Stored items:
----------

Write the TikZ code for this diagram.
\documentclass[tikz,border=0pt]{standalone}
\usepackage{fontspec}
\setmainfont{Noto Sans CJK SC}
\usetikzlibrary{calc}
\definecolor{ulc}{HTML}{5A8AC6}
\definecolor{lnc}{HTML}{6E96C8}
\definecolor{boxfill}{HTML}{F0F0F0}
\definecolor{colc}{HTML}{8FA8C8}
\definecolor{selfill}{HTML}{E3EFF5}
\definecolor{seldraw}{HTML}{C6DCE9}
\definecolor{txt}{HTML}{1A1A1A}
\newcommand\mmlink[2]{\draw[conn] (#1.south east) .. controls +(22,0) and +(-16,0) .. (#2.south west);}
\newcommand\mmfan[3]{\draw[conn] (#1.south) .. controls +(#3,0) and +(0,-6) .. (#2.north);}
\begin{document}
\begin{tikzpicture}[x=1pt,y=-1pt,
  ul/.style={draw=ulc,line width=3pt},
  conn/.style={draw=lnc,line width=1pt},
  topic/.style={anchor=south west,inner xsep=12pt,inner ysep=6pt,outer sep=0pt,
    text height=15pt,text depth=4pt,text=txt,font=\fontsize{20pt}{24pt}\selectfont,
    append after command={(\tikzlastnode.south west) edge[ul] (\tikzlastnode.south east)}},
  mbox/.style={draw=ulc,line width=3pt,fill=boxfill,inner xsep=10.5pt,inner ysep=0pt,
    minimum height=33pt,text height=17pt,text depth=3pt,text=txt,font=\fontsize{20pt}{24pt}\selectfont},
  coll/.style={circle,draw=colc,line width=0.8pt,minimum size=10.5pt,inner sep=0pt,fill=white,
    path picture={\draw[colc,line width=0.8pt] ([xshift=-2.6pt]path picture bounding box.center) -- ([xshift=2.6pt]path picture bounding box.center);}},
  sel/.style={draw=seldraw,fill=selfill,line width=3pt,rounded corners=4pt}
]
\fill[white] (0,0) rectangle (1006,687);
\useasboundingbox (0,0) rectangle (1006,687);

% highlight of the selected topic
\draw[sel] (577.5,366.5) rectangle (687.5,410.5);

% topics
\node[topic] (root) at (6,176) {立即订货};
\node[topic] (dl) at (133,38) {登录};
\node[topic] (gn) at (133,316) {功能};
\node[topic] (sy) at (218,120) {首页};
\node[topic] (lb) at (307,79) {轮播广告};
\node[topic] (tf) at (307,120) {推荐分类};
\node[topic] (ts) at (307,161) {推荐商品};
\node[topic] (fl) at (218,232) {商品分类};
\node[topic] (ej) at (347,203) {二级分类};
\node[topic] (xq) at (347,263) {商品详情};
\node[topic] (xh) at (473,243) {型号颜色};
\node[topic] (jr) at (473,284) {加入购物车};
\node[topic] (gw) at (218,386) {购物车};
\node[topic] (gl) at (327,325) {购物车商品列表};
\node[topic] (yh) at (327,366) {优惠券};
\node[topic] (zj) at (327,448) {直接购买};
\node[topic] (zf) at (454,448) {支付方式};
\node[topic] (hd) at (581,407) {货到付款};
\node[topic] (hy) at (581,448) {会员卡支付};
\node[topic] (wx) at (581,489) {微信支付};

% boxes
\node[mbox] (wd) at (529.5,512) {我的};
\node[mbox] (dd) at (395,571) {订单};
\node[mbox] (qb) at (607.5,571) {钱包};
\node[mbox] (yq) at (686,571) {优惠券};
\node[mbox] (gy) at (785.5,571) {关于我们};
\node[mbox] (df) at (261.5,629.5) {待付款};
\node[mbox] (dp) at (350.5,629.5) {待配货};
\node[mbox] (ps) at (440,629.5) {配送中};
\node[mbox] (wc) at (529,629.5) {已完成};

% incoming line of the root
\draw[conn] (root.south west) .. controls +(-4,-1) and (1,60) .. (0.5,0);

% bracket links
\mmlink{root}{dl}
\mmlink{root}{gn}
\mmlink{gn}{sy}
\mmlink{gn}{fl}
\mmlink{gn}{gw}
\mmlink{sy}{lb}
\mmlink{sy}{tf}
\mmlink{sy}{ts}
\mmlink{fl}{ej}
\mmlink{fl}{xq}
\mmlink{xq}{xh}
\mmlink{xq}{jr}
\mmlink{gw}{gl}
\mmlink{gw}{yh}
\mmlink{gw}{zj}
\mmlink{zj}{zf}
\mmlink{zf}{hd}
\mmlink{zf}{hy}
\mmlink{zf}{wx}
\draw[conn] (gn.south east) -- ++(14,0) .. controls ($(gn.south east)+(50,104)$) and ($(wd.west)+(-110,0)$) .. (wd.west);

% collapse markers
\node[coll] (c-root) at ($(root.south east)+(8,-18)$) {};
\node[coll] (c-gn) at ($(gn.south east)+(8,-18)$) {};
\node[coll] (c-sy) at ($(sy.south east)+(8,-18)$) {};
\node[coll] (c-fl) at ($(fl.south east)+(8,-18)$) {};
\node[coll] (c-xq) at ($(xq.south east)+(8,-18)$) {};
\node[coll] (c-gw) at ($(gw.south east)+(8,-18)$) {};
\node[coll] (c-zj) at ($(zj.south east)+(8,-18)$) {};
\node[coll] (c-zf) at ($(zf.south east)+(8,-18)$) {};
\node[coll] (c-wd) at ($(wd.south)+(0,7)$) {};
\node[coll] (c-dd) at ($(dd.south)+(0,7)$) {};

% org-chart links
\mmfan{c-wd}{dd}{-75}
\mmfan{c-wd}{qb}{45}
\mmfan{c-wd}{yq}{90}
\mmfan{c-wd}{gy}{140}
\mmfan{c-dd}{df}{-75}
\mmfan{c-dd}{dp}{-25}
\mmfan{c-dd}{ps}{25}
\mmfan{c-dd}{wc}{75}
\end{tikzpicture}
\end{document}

----------

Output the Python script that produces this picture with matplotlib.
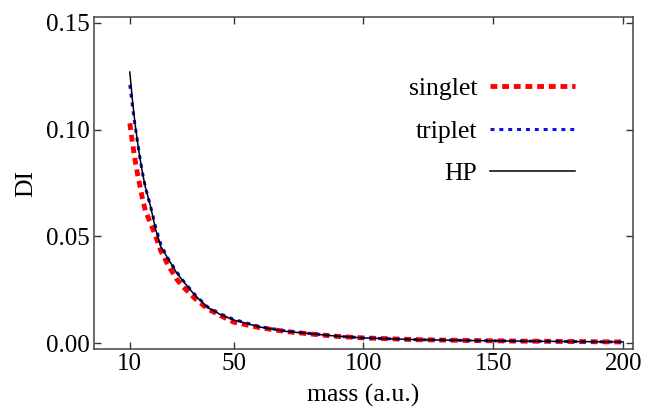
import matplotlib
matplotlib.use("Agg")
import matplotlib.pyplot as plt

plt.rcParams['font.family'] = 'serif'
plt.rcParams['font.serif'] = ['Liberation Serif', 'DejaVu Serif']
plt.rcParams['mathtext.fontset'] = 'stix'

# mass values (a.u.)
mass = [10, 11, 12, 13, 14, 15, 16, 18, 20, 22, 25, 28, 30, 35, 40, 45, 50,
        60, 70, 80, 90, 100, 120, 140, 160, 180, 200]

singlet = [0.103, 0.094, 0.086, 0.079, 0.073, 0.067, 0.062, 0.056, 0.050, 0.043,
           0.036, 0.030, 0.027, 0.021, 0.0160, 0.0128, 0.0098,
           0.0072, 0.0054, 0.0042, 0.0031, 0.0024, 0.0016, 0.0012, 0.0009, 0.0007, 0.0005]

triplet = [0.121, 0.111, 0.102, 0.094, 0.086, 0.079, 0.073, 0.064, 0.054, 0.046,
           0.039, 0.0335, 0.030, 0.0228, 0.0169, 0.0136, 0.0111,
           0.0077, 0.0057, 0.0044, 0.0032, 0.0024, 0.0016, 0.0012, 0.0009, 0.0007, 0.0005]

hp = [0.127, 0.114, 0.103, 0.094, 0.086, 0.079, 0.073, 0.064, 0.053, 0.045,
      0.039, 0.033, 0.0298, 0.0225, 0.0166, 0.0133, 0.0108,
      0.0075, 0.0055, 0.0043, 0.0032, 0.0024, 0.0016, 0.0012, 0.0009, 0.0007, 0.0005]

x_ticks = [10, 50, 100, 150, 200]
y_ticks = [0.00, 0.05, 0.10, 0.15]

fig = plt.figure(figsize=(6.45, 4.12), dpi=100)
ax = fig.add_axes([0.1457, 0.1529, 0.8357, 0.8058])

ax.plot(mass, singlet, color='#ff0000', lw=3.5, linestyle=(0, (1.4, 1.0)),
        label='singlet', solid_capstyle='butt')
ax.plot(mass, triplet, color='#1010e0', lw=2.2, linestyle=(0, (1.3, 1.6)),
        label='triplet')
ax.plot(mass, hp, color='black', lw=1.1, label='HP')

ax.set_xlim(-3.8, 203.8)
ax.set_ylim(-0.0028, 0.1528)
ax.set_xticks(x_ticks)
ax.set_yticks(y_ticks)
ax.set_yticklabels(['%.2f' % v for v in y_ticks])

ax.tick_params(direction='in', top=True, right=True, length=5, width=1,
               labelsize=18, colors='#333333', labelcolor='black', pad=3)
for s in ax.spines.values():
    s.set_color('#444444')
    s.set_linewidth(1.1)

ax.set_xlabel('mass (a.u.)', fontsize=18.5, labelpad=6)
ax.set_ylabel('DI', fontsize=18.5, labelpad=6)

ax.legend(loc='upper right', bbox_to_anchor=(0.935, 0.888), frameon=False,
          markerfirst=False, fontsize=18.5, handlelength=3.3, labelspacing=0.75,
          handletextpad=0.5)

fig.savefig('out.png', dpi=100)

----------

* **DIRECTIONS**
Reproduce exactly the section that begins with the line containing "Output the Python" and ends with the line containing "0.0031, 0.0024, 0.0016, 0.0012, 0.0009, 0.0007, 0.0005]". Both boundary lines belong in the copy, but pictures do not.

* **WRITTEN ANSWER**
Output the Python script that produces this picture with matplotlib.
import matplotlib
matplotlib.use("Agg")
import matplotlib.pyplot as plt

plt.rcParams['font.family'] = 'serif'
plt.rcParams['font.serif'] = ['Liberation Serif', 'DejaVu Serif']
plt.rcParams['mathtext.fontset'] = 'stix'

# mass values (a.u.)
mass = [10, 11, 12, 13, 14, 15, 16, 18, 20, 22, 25, 28, 30, 35, 40, 45, 50,
        60, 70, 80, 90, 100, 120, 140, 160, 180, 200]

singlet = [0.103, 0.094, 0.086, 0.079, 0.073, 0.067, 0.062, 0.056, 0.050, 0.043,
           0.036, 0.030, 0.027, 0.021, 0.0160, 0.0128, 0.0098,
           0.0072, 0.0054, 0.0042, 0.0031, 0.0024, 0.0016, 0.0012, 0.0009, 0.0007, 0.0005]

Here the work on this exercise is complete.